No Asterisk - Great Holy Day of the Church, which may be translated to any Sunday including the privileged Sundays of Lent and Advent. Special rubrics govern the translation of multiple Holy Days to the same Sunday, or the celebration of multiple Holy Days due to the intersection of the fixed calendar and the variable Paschal calendar. Specifically, if the Annunciation and Easter are celebrated together, this is called a Kyriopascha after the Eastern Orthodox tradition.
* First Class Observances - these can be translated to the nearest Ferial Sunday (ordinary Sunday not in Advent or Lenten Fast; for example, the Feast of St. Andrew could be translated to the Sunday before the Sunday of Christ the King, but not the Sunday after, which is the first Sunday of Lent. Multiple First Class Observances can be translated to a common Ferial Sunday, and commemorated together in place of the Feria, or translated to a privileged Sunday in Lent or Advent and commemorated with that Sunday.

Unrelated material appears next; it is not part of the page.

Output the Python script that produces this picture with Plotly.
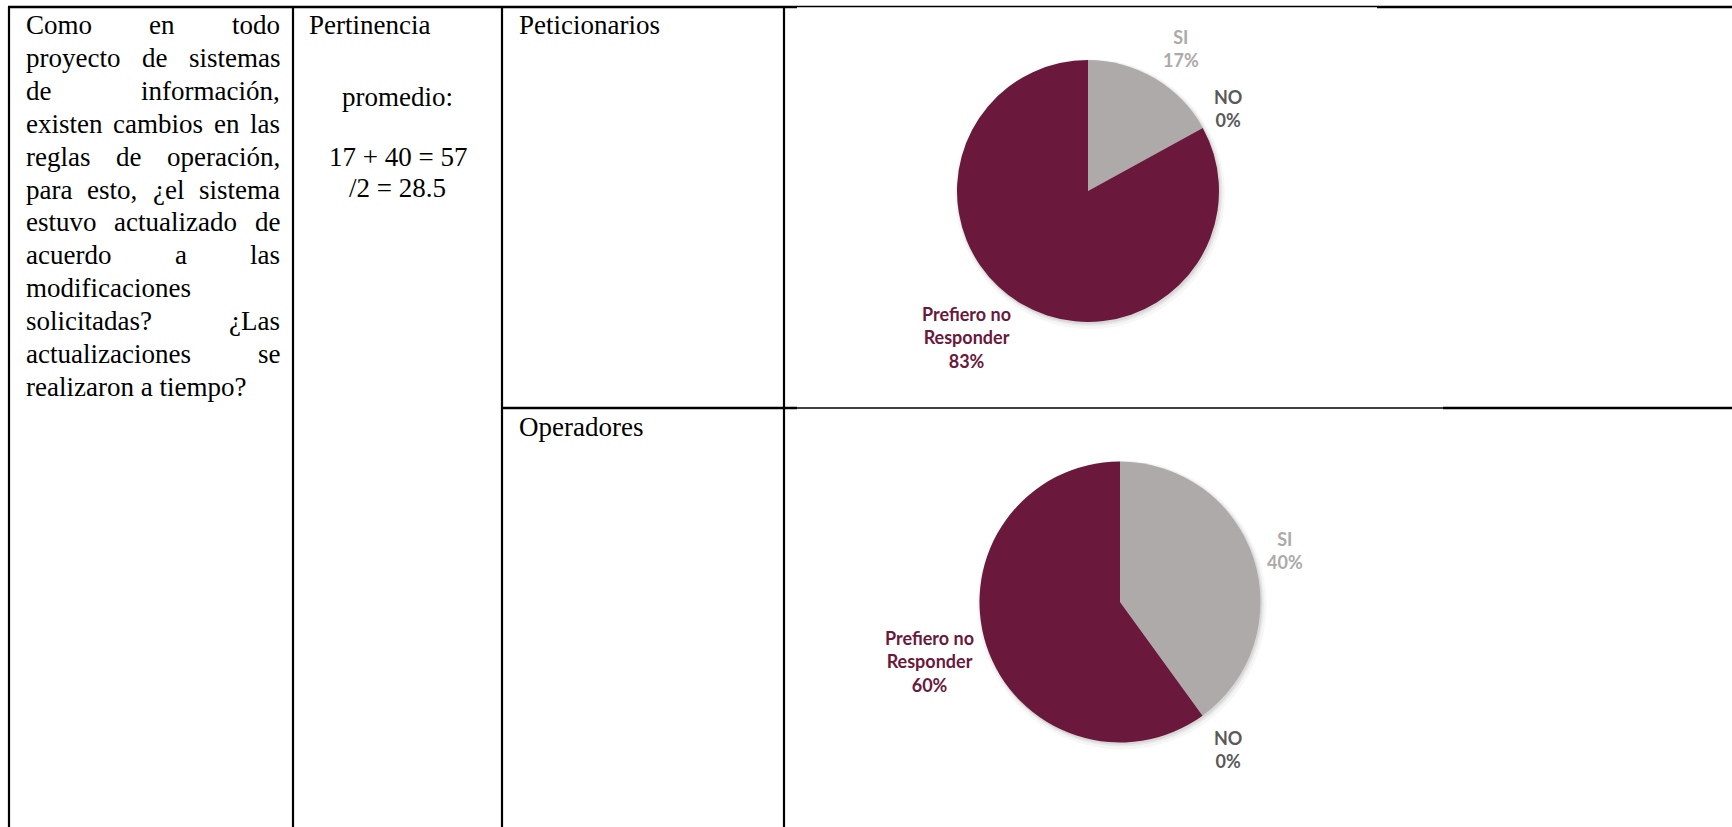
import plotly.graph_objects as go

# ---- data -----------------------------------------------------------------
respuestas = ["SI", "NO", "Prefiero no Responder"]
peticionarios = [17, 0, 83]
operadores = [40, 0, 60]

pregunta_lineas = [
    "Como en todo", "proyecto de sistemas", "de información,", "existen cambios en las",
    "reglas de operación,", "para esto, ¿el sistema", "estuvo actualizado de",
    "acuerdo a las", "modificaciones", "solicitadas? ¿Las", "actualizaciones se",
    "realizaron a tiempo?",
]
pertinencia = ["Pertinencia", "promedio:", "17 + 40 = 57", "/2 = 28.5"]
grupos = ["Peticionarios", "Operadores"]

# ---- layout constants -------------------------------------------------------
W, H = 1732, 827
COL_X = [9, 293, 502, 784]
TOP_Y = 7
ROW_Y = 408
SERIF = "Liberation Serif"
SANS = "Lato"
BODY_SIZE = 27
LABEL_SIZE = 18

C_MAROON = "#6A183B"
C_GRAY = "#AEAAAA"
C_LABEL = ["#ADA9A9", "#595959", "#6A183B"]

# Times-metric advance widths (1/1000 em) used to justify the text column
ADV = dict(zip("abcdefghijklmnopqrstuvwxyz",
               [444, 500, 444, 500, 444, 333, 500, 500, 278, 278, 500, 278, 778,
                500, 500, 500, 500, 333, 389, 278, 500, 500, 722, 500, 500, 444]))
ADV.update({"C": 667, "L": 611, "P": 556, "O": 722, " ": 250, ",": 250, ".": 250,
            "?": 444, "¿": 444, "ó": 500, "á": 444, "é": 444, "í": 278, "ú": 500})


def text_width(s, size):
    return sum(ADV.get(ch, 500) for ch in s) * size / 1000.0


fig = go.Figure()

# ---- pie charts ---------------------------------------------------------------
pies = [
    dict(values=peticionarios, cx=1088, cy=191, r=131,
         label_pos=[(1181, 48), (1228, 108), (966, 337)]),
    dict(values=operadores, cx=1120, cy=602, r=140.5,
         label_pos=[(1285, 550), (1228, 749), (929, 661)]),
]


def domain(cx, cy, r):
    return dict(x=[(cx - r) / W, (cx + r) / W], y=[1 - (cy + r) / H, 1 - (cy - r) / H])


for p in pies:
    # soft drop shadow under each pie
    for grow, dx, dy, alpha in [(4, 2, 3, 0.035), (2, 1.5, 2, 0.05), (0.8, 1, 1.5, 0.07)]:
        fig.add_trace(go.Pie(values=[1], labels=["s"], domain=domain(p["cx"] + dx, p["cy"] + dy, p["r"] + grow),
                             marker=dict(colors=[f"rgba(0,0,0,{alpha})"], line=dict(width=0)),
                             textinfo="none", hoverinfo="skip", sort=False, showlegend=False))
    fig.add_trace(go.Pie(
        labels=respuestas, values=p["values"], domain=domain(p["cx"], p["cy"], p["r"]),
        marker=dict(colors=[C_GRAY, C_GRAY, C_MAROON], line=dict(width=0)),
        textinfo="none", sort=False, direction="clockwise", rotation=0, showlegend=False,
    ))
    total = sum(p["values"])
    for lab, val, (lx, ly), col in zip(respuestas, p["values"], p["label_pos"], C_LABEL):
        txt = lab.replace("no ", "no<br>") + f"<br>{round(100 * val / total)}%"
        fig.add_annotation(x=lx, y=ly, text=txt, showarrow=False, xanchor="center", yanchor="middle",
                           align="center", font=dict(family=SANS, size=LABEL_SIZE, color=col, weight="bold"))

# ---- table rules ------------------------------------------------------------------
def hline(x0, x1, y, w):
    fig.add_shape(type="line", x0=x0, x1=x1, y0=y, y1=y, xref="x", yref="y",
                  line=dict(color="black", width=w))


def vline(x, y0, y1, w=2.2):
    fig.add_shape(type="line", x0=x, x1=x, y0=y0, y1=y1, xref="x", yref="y",
                  line=dict(color="black", width=w))


hline(COL_X[0] - 1, 797, TOP_Y, 2.5)
hline(797, 1377, TOP_Y - 0.5, 1.5)
hline(1377, W, TOP_Y, 2.5)
hline(COL_X[2] - 1, 797, ROW_Y, 2.5)
hline(797, 1443, ROW_Y, 1.5)
hline(1443, W, ROW_Y, 2.5)
for x in COL_X:
    vline(x, TOP_Y, H)

# ---- question column (justified) ----------------------------------------------------
LEFT, RIGHT = 24, 278
LINE0, LEAD = 25, 32.9
for i, line in enumerate(pregunta_lineas):
    y = LINE0 + i * LEAD
    words = line.split(" ")
    last = i == len(pregunta_lineas) - 1
    if len(words) == 1 or last:
        fig.add_annotation(x=LEFT, y=y, text=line, showarrow=False, xanchor="left", yanchor="middle",
                           font=dict(family=SERIF, size=BODY_SIZE, color="black"))
        continue
    widths = [text_width(w_, BODY_SIZE) for w_ in words]
    gap = (RIGHT - LEFT - sum(widths)) / (len(words) - 1)
    x = LEFT
    for w_, ww in zip(words, widths):
        fig.add_annotation(x=x, y=y, text=w_, showarrow=False, xanchor="left", yanchor="middle",
                           font=dict(family=SERIF, size=BODY_SIZE, color="black"))
        x += ww + gap

# ---- pertinence column -----------------------------------------------------------------
fig.add_annotation(x=307, y=25, text=pertinencia[0], showarrow=False, xanchor="left", yanchor="middle",
                   font=dict(family=SERIF, size=BODY_SIZE, color="black"))
mid = (COL_X[1] + COL_X[2]) / 2
for txt, y in zip(pertinencia[1:], [97, 157, 188]):
    fig.add_annotation(x=mid, y=y, text=txt, showarrow=False, xanchor="center", yanchor="middle",
                       font=dict(family=SERIF, size=BODY_SIZE, color="black"))

# ---- group labels ---------------------------------------------------------------------------
for g, y in zip(grupos, [25, 427]):
    fig.add_annotation(x=517, y=y, text=g, showarrow=False, xanchor="left", yanchor="middle",
                       font=dict(family=SERIF, size=BODY_SIZE, color="black"))

fig.update_layout(
    width=W, height=H, margin=dict(l=0, r=0, t=0, b=0),
    paper_bgcolor="white", plot_bgcolor="rgba(0,0,0,0)", showlegend=False,
    xaxis=dict(range=[0, W], visible=False, fixedrange=True),
    yaxis=dict(range=[H, 0], visible=False, fixedrange=True),
)

fig.write_html("out.html", config={"displayModeBar": False})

** Second Class Observances - these can be combined with observances of equal or lower rank on a Ferial Sunday, or observed along with the Ferial Sunday
*** All Saints Day / All Souls Day - All Souls Day may be translated to the first Saturday in November, and All Saints Day the First Sunday, in which case they displace the Ferial Sunday and any other observances, but only if it is impossible to celebrate them on the 1st and 2nd of November.
**** Commemorations - These may be translated to a Saturday or Sunday as is convenient, and commemorated with other such occasions, and with non-privileged ferias; it is desirable that these be jointly celebrated with Second Class Observances.

When multiple observances, commemorations or ferias are celebrated together, the proper lectionary lessons for each are read, together with proper hymns, in the Synaxis, or in the case of lower ranking Commemorations, these may be the theme of part of the Divine Office but not the Eucharistic Liturgy.